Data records
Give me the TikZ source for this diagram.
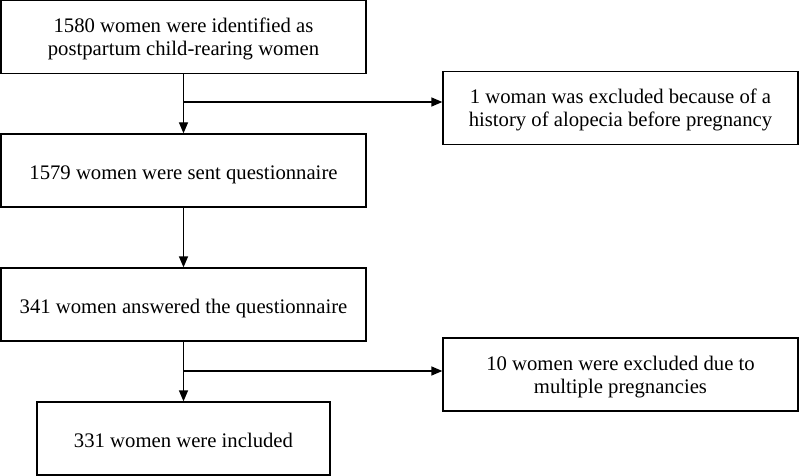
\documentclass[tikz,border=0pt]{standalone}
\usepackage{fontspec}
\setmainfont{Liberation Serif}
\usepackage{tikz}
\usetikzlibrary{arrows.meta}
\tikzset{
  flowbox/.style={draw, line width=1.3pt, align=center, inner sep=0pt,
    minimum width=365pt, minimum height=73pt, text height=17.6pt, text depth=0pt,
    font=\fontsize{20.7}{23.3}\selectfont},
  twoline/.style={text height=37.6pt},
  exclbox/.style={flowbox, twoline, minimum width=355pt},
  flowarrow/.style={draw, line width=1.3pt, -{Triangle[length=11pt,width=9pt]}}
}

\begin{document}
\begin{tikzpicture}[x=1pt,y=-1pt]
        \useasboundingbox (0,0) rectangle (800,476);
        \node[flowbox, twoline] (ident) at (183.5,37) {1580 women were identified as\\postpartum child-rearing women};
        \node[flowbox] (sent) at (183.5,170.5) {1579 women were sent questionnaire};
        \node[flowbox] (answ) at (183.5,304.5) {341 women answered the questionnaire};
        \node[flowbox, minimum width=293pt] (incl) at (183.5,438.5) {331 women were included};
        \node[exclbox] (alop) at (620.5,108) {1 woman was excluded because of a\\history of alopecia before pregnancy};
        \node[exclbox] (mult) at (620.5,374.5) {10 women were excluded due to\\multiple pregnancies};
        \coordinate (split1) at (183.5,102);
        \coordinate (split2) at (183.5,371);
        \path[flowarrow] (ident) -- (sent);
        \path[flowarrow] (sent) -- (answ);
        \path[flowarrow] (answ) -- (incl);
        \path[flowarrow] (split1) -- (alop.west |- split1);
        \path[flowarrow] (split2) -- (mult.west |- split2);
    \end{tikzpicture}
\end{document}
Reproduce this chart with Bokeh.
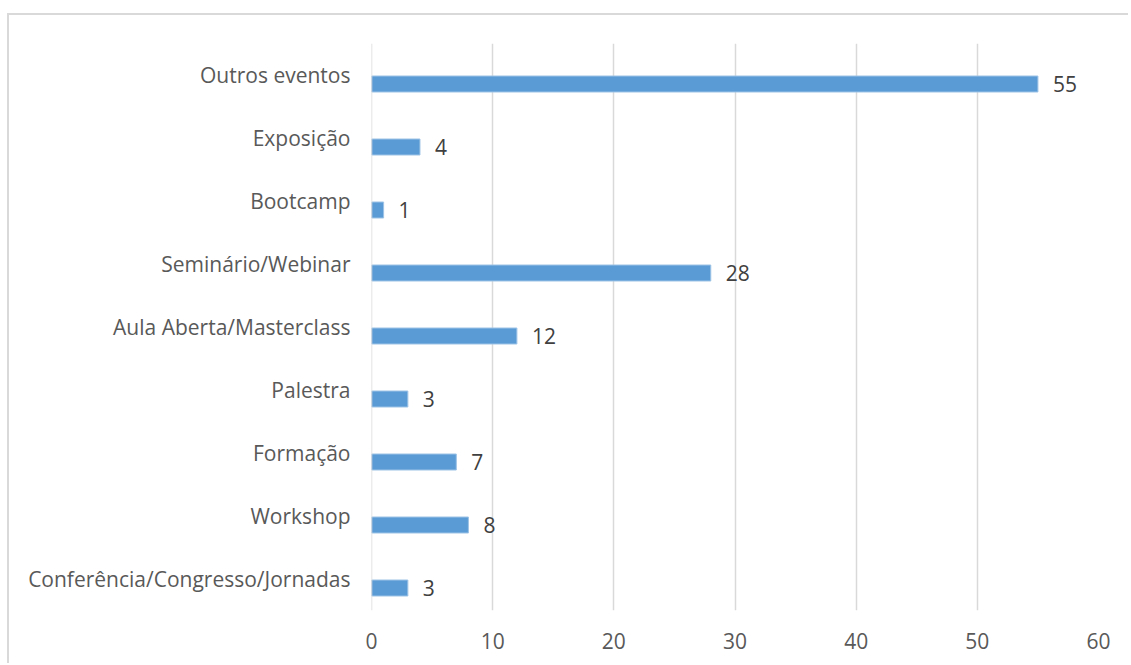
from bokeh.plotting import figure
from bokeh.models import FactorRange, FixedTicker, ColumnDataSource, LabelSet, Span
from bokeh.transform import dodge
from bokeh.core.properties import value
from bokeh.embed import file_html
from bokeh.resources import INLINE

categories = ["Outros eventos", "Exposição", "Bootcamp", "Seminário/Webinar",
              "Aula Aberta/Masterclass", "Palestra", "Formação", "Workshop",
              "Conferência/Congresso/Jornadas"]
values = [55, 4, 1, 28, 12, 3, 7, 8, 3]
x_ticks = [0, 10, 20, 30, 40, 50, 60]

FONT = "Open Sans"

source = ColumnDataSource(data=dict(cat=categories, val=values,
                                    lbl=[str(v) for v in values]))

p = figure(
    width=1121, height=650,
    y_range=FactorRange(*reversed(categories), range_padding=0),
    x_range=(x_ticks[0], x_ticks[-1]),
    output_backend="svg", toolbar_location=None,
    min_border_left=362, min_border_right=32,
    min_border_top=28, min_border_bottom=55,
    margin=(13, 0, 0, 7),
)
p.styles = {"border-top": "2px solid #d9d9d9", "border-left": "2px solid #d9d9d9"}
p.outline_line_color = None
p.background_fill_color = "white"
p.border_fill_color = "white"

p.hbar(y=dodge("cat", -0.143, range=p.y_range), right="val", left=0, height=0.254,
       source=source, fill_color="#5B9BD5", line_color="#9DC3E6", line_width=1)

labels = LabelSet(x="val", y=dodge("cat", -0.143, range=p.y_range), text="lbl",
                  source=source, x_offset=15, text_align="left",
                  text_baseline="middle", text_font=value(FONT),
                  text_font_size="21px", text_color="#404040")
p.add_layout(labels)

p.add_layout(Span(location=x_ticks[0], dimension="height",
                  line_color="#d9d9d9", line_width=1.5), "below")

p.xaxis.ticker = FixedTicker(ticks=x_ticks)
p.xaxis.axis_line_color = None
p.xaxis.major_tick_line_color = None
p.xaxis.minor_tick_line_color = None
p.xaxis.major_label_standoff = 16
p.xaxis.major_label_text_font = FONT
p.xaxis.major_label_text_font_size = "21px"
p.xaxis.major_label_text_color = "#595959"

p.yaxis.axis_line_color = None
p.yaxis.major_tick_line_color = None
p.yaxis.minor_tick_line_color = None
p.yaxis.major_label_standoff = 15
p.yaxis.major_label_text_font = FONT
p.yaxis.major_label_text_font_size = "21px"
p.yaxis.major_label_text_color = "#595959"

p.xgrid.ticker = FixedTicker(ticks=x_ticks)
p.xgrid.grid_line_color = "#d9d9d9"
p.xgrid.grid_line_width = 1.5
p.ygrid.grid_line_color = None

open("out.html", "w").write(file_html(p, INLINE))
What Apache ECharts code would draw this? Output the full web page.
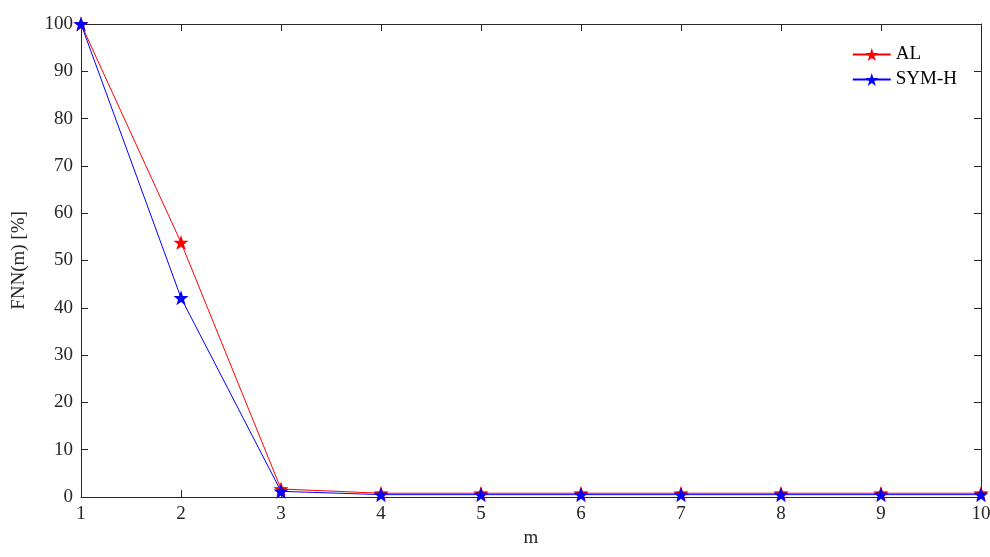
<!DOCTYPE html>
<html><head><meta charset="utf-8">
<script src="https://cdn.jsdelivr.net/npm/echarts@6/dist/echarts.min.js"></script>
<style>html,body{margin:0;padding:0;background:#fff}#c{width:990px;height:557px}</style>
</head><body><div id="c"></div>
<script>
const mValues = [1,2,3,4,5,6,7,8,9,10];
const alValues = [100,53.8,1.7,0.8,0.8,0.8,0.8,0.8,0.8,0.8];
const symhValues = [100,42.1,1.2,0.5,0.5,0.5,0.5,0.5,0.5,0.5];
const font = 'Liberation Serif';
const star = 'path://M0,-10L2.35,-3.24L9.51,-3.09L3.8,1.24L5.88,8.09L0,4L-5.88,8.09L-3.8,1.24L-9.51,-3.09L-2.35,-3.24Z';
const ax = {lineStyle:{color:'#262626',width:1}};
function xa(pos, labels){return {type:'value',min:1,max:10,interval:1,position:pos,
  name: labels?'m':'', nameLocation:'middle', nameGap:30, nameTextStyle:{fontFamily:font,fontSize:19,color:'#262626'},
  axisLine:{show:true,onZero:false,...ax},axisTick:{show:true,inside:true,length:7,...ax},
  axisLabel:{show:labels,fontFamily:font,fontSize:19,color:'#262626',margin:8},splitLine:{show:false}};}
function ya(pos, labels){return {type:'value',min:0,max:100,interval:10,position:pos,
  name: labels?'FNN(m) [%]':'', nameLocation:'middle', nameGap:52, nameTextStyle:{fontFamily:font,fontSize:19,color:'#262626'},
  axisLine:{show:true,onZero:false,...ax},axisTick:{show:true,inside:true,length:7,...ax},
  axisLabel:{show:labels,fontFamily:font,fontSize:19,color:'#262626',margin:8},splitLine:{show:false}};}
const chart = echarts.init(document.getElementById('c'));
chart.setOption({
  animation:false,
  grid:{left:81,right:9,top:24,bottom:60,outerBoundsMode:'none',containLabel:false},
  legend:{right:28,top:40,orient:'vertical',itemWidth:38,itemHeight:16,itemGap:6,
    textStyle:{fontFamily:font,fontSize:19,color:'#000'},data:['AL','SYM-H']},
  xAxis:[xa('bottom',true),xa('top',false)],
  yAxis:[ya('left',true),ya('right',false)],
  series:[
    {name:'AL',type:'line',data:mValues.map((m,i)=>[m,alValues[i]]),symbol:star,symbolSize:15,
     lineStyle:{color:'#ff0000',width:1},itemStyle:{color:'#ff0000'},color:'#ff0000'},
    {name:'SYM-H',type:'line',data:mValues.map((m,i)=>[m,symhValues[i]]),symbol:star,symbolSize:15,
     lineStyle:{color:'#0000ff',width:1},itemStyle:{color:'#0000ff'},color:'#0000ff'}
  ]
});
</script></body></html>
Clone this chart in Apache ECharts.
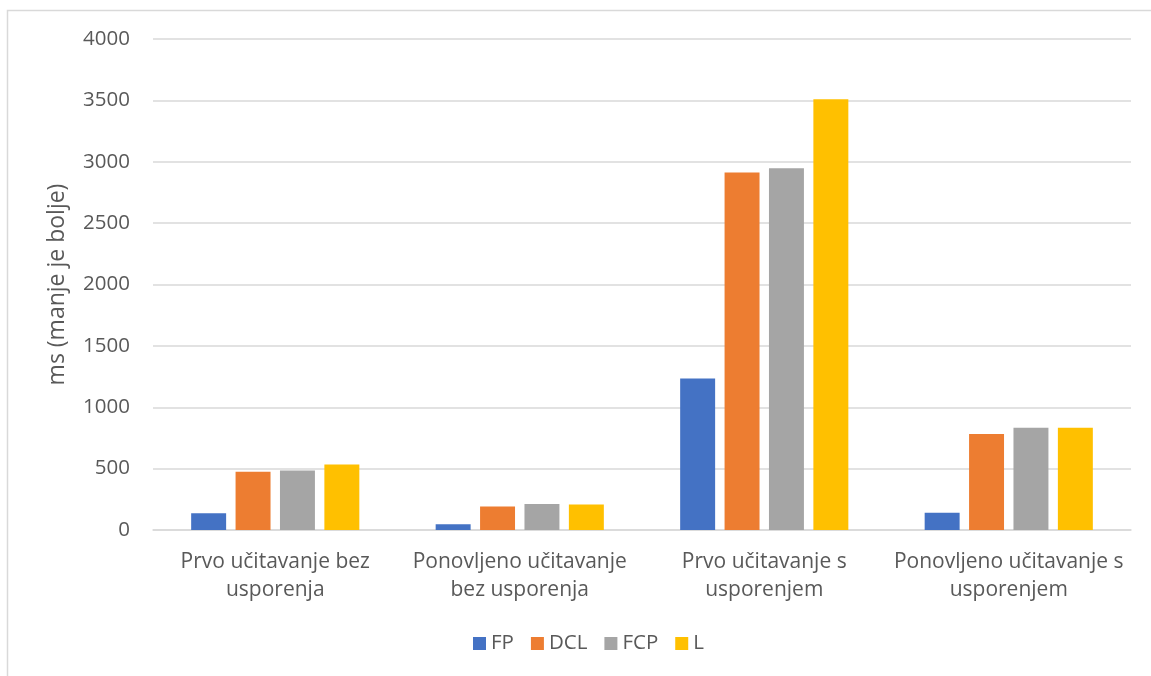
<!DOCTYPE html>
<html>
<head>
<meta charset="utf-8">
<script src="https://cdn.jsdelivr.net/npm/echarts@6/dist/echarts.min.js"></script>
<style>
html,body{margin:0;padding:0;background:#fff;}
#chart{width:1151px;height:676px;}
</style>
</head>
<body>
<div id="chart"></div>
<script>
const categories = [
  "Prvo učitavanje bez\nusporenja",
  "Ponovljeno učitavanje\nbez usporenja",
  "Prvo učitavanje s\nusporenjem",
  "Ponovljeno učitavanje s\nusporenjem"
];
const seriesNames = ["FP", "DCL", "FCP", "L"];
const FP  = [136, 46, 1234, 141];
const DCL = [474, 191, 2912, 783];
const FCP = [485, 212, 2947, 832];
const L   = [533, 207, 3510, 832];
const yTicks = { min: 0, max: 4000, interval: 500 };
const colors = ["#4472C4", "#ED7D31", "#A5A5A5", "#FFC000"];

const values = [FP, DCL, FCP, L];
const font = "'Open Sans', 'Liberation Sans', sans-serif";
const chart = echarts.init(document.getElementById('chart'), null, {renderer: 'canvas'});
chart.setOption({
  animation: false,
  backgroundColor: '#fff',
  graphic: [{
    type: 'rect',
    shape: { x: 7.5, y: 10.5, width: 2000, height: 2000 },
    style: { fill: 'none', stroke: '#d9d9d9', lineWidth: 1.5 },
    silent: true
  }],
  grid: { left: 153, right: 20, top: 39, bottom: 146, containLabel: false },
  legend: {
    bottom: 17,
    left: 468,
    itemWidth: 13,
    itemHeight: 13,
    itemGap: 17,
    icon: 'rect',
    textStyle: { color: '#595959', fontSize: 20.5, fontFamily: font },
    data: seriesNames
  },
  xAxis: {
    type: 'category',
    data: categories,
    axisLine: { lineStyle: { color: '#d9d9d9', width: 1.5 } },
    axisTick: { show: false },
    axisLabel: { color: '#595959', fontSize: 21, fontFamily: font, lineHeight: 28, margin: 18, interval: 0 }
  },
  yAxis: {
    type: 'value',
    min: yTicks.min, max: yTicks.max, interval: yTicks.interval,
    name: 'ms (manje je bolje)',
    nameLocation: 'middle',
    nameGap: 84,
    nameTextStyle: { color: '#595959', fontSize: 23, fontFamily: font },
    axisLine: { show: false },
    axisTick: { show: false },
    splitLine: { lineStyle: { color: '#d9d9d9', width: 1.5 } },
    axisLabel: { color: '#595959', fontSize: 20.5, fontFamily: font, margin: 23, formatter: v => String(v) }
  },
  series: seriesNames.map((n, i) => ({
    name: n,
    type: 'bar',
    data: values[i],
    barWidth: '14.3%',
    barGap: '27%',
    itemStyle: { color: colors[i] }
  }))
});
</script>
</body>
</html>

**SET EXERCISE**
Word for word, restate the lines beginning with the one that has "What Apache ECharts" and ending with the one that has "</script></body></html>". Keep both ends and skip any pictures.

**RESULT OF THIS EXERCISE**
What Apache ECharts code would draw this? Output the full web page.
<!DOCTYPE html>
<html><head><meta charset="utf-8">
<script src="https://cdn.jsdelivr.net/npm/echarts@6/dist/echarts.min.js"></script>
<style>html,body{margin:0;padding:0;background:#fff}#c{width:990px;height:557px}</style>
</head><body><div id="c"></div>
<script>
const mValues = [1,2,3,4,5,6,7,8,9,10];
const alValues = [100,53.8,1.7,0.8,0.8,0.8,0.8,0.8,0.8,0.8];
const symhValues = [100,42.1,1.2,0.5,0.5,0.5,0.5,0.5,0.5,0.5];
const font = 'Liberation Serif';
const star = 'path://M0,-10L2.35,-3.24L9.51,-3.09L3.8,1.24L5.88,8.09L0,4L-5.88,8.09L-3.8,1.24L-9.51,-3.09L-2.35,-3.24Z';
const ax = {lineStyle:{color:'#262626',width:1}};
function xa(pos, labels){return {type:'value',min:1,max:10,interval:1,position:pos,
  name: labels?'m':'', nameLocation:'middle', nameGap:30, nameTextStyle:{fontFamily:font,fontSize:19,color:'#262626'},
  axisLine:{show:true,onZero:false,...ax},axisTick:{show:true,inside:true,length:7,...ax},
  axisLabel:{show:labels,fontFamily:font,fontSize:19,color:'#262626',margin:8},splitLine:{show:false}};}
function ya(pos, labels){return {type:'value',min:0,max:100,interval:10,position:pos,
  name: labels?'FNN(m) [%]':'', nameLocation:'middle', nameGap:52, nameTextStyle:{fontFamily:font,fontSize:19,color:'#262626'},
  axisLine:{show:true,onZero:false,...ax},axisTick:{show:true,inside:true,length:7,...ax},
  axisLabel:{show:labels,fontFamily:font,fontSize:19,color:'#262626',margin:8},splitLine:{show:false}};}
const chart = echarts.init(document.getElementById('c'));
chart.setOption({
  animation:false,
  grid:{left:81,right:9,top:24,bottom:60,outerBoundsMode:'none',containLabel:false},
  legend:{right:28,top:40,orient:'vertical',itemWidth:38,itemHeight:16,itemGap:6,
    textStyle:{fontFamily:font,fontSize:19,color:'#000'},data:['AL','SYM-H']},
  xAxis:[xa('bottom',true),xa('top',false)],
  yAxis:[ya('left',true),ya('right',false)],
  series:[
    {name:'AL',type:'line',data:mValues.map((m,i)=>[m,alValues[i]]),symbol:star,symbolSize:15,
     lineStyle:{color:'#ff0000',width:1},itemStyle:{color:'#ff0000'},color:'#ff0000'},
    {name:'SYM-H',type:'line',data:mValues.map((m,i)=>[m,symhValues[i]]),symbol:star,symbolSize:15,
     lineStyle:{color:'#0000ff',width:1},itemStyle:{color:'#0000ff'},color:'#0000ff'}
  ]
});
</script></body></html>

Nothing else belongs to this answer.